Nous devons peut-être en revenir aux fondamentaux de la « petite guerre » : sortir des bunkers, vivre dans les villages, réparer les routes, construire des écoles, assurer la sécurité des afghans, et pas seulement la nôtre. Le guerrier local n’est pas, ne sera jamais un soldat selon le terme que nous donnons à ce mot. En voulant faire les choses trop vite, nous finissons par mal les faire.
Là encore, et au vu des résultats obtenus en presque sept ans de guerre, il est sans doute temps de repenser nos modes d’action sur le terrain. Donnons plus de responsabilités aux afghans, oui, mais ne leur donnons pas l’impression que nous voulons simplement les mettre à notre place pour faire la guerre. Former des soldats, c’est bien, mais former des cadres civils locaux, c’est mieux. Le mentoring ne peut pas, ne doit pas être que militaire. Rappelons-nous Galula lorsqu’il disait que les actions militaires ne doivent représenter que 20% de celles des forces contre-insurrectionnelles.
Suivons-nous ces bons conseils ? Ou, pressés de partir, nous contentons-nous de former, plus ou moins efficacement, de la chair à canon pour nous remplacer dans nos fortins ?

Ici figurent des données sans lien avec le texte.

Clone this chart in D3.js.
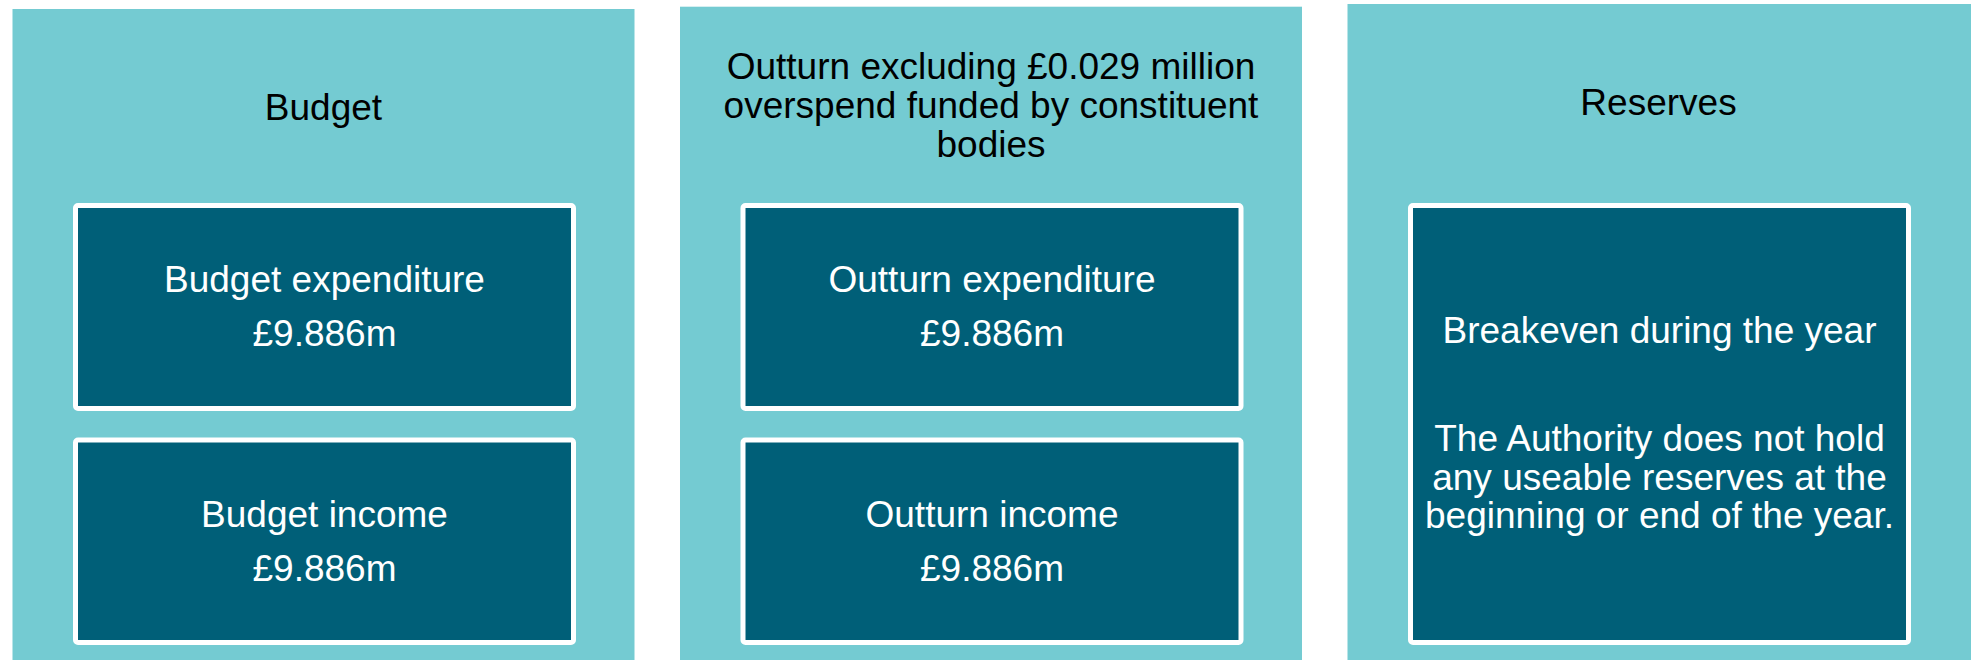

Beaucoup de questions, donc, sans même parler du caractère culturel et ethnique bien particulier de la région, du rôle trouble du Pakistan, de la nature protéiforme de l’insurrection (parler seulement de « taliban » pour désigner l’ensemble des groupes armés ne semble plus guère avoir de sens), et j’en oublie…
Mais, encore une fois, ce n’est pas rendre service à la force de notre engagement là-bas, une volonté qui se joue autant si ce n’est plus dans nos foyers que sur le terrain, que d’éluder trop longtemps et trop souvent ces interrogations sincères.